[Prompt] Reproduce the following material exactly, including every line.
-------------------------
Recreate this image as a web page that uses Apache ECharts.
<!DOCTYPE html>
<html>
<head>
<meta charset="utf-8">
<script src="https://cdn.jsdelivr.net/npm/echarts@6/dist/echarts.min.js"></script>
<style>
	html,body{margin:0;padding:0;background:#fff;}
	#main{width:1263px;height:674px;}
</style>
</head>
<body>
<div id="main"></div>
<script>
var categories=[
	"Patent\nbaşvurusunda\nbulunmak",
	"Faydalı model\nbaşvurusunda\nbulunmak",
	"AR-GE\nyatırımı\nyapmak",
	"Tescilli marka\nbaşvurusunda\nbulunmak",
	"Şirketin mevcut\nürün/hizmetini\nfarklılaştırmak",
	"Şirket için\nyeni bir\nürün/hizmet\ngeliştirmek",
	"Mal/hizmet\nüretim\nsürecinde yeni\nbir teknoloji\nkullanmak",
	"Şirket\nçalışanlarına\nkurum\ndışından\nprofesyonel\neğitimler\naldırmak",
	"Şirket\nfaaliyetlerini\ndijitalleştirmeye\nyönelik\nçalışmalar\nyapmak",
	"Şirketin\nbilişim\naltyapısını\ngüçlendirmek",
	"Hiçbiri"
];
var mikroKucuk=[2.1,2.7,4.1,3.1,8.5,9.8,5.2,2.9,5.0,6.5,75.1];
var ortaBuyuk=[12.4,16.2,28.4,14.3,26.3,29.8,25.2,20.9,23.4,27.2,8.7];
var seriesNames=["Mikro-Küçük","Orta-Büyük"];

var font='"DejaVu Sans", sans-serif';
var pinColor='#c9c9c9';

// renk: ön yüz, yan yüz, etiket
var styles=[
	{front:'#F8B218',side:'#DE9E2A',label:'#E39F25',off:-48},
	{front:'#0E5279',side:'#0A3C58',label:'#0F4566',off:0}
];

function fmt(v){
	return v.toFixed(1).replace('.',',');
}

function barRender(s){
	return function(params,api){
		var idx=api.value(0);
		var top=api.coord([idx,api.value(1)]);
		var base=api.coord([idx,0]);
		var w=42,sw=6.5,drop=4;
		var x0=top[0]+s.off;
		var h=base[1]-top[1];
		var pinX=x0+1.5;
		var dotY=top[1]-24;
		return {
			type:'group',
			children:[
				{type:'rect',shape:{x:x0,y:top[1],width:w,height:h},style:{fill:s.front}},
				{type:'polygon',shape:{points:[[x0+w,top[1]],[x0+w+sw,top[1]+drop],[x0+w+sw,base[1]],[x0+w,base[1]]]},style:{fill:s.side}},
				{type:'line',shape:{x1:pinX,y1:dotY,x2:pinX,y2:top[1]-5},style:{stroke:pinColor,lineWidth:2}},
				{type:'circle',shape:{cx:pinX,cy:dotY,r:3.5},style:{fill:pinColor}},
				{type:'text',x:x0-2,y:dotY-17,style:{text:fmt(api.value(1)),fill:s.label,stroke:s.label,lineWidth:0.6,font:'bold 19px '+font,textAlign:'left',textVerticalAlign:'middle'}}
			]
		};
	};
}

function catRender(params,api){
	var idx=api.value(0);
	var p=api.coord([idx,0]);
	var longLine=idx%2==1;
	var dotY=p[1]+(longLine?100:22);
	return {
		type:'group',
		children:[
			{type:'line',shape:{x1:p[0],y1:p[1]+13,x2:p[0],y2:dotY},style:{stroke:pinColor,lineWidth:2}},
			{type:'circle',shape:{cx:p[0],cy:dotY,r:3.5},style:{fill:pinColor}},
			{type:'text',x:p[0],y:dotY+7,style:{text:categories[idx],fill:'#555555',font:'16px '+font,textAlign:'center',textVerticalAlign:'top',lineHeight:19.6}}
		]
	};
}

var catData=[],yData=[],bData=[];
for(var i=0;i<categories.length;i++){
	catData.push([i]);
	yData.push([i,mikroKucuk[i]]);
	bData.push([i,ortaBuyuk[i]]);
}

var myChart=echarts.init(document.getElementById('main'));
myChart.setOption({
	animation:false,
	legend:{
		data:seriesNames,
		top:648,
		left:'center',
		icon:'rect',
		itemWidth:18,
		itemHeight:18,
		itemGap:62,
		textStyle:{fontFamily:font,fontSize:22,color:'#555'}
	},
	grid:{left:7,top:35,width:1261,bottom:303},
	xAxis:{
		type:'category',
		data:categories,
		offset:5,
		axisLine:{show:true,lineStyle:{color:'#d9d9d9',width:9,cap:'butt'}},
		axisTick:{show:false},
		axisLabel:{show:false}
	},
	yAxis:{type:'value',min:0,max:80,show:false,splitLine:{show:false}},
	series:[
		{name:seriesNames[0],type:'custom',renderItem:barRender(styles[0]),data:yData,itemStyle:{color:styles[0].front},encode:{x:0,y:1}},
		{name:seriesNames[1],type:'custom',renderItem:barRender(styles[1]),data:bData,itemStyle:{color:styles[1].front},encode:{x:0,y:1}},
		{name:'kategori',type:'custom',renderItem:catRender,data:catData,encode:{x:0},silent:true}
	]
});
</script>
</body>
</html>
-------------------------
[Exercise answer]
Recreate this image as a web page that uses Apache ECharts.
<!DOCTYPE html>
<html>
<head>
<meta charset="utf-8">
<script src="https://cdn.jsdelivr.net/npm/echarts@6/dist/echarts.min.js"></script>
<style>
	html,body{margin:0;padding:0;background:#fff;}
	#main{width:1263px;height:674px;}
</style>
</head>
<body>
<div id="main"></div>
<script>
var categories=[
	"Patent\nbaşvurusunda\nbulunmak",
	"Faydalı model\nbaşvurusunda\nbulunmak",
	"AR-GE\nyatırımı\nyapmak",
	"Tescilli marka\nbaşvurusunda\nbulunmak",
	"Şirketin mevcut\nürün/hizmetini\nfarklılaştırmak",
	"Şirket için\nyeni bir\nürün/hizmet\ngeliştirmek",
	"Mal/hizmet\nüretim\nsürecinde yeni\nbir teknoloji\nkullanmak",
	"Şirket\nçalışanlarına\nkurum\ndışından\nprofesyonel\neğitimler\naldırmak",
	"Şirket\nfaaliyetlerini\ndijitalleştirmeye\nyönelik\nçalışmalar\nyapmak",
	"Şirketin\nbilişim\naltyapısını\ngüçlendirmek",
	"Hiçbiri"
];
var mikroKucuk=[2.1,2.7,4.1,3.1,8.5,9.8,5.2,2.9,5.0,6.5,75.1];
var ortaBuyuk=[12.4,16.2,28.4,14.3,26.3,29.8,25.2,20.9,23.4,27.2,8.7];
var seriesNames=["Mikro-Küçük","Orta-Büyük"];

var font='"DejaVu Sans", sans-serif';
var pinColor='#c9c9c9';

// renk: ön yüz, yan yüz, etiket
var styles=[
	{front:'#F8B218',side:'#DE9E2A',label:'#E39F25',off:-48},
	{front:'#0E5279',side:'#0A3C58',label:'#0F4566',off:0}
];

function fmt(v){
	return v.toFixed(1).replace('.',',');
}

function barRender(s){
	return function(params,api){
		var idx=api.value(0);
		var top=api.coord([idx,api.value(1)]);
		var base=api.coord([idx,0]);
		var w=42,sw=6.5,drop=4;
		var x0=top[0]+s.off;
		var h=base[1]-top[1];
		var pinX=x0+1.5;
		var dotY=top[1]-24;
		return {
			type:'group',
			children:[
				{type:'rect',shape:{x:x0,y:top[1],width:w,height:h},style:{fill:s.front}},
				{type:'polygon',shape:{points:[[x0+w,top[1]],[x0+w+sw,top[1]+drop],[x0+w+sw,base[1]],[x0+w,base[1]]]},style:{fill:s.side}},
				{type:'line',shape:{x1:pinX,y1:dotY,x2:pinX,y2:top[1]-5},style:{stroke:pinColor,lineWidth:2}},
				{type:'circle',shape:{cx:pinX,cy:dotY,r:3.5},style:{fill:pinColor}},
				{type:'text',x:x0-2,y:dotY-17,style:{text:fmt(api.value(1)),fill:s.label,stroke:s.label,lineWidth:0.6,font:'bold 19px '+font,textAlign:'left',textVerticalAlign:'middle'}}
			]
		};
	};
}

function catRender(params,api){
	var idx=api.value(0);
	var p=api.coord([idx,0]);
	var longLine=idx%2==1;
	var dotY=p[1]+(longLine?100:22);
	return {
		type:'group',
		children:[
			{type:'line',shape:{x1:p[0],y1:p[1]+13,x2:p[0],y2:dotY},style:{stroke:pinColor,lineWidth:2}},
			{type:'circle',shape:{cx:p[0],cy:dotY,r:3.5},style:{fill:pinColor}},
			{type:'text',x:p[0],y:dotY+7,style:{text:categories[idx],fill:'#555555',font:'16px '+font,textAlign:'center',textVerticalAlign:'top',lineHeight:19.6}}
		]
	};
}

var catData=[],yData=[],bData=[];
for(var i=0;i<categories.length;i++){
	catData.push([i]);
	yData.push([i,mikroKucuk[i]]);
	bData.push([i,ortaBuyuk[i]]);
}

var myChart=echarts.init(document.getElementById('main'));
myChart.setOption({
	animation:false,
	legend:{
		data:seriesNames,
		top:648,
		left:'center',
		icon:'rect',
		itemWidth:18,
		itemHeight:18,
		itemGap:62,
		textStyle:{fontFamily:font,fontSize:22,color:'#555'}
	},
	grid:{left:7,top:35,width:1261,bottom:303},
	xAxis:{
		type:'category',
		data:categories,
		offset:5,
		axisLine:{show:true,lineStyle:{color:'#d9d9d9',width:9,cap:'butt'}},
		axisTick:{show:false},
		axisLabel:{show:false}
	},
	yAxis:{type:'value',min:0,max:80,show:false,splitLine:{show:false}},
	series:[
		{name:seriesNames[0],type:'custom',renderItem:barRender(styles[0]),data:yData,itemStyle:{color:styles[0].front},encode:{x:0,y:1}},
		{name:seriesNames[1],type:'custom',renderItem:barRender(styles[1]),data:bData,itemStyle:{color:styles[1].front},encode:{x:0,y:1}},
		{name:'kategori',type:'custom',renderItem:catRender,data:catData,encode:{x:0},silent:true}
	]
});
</script>
</body>
</html>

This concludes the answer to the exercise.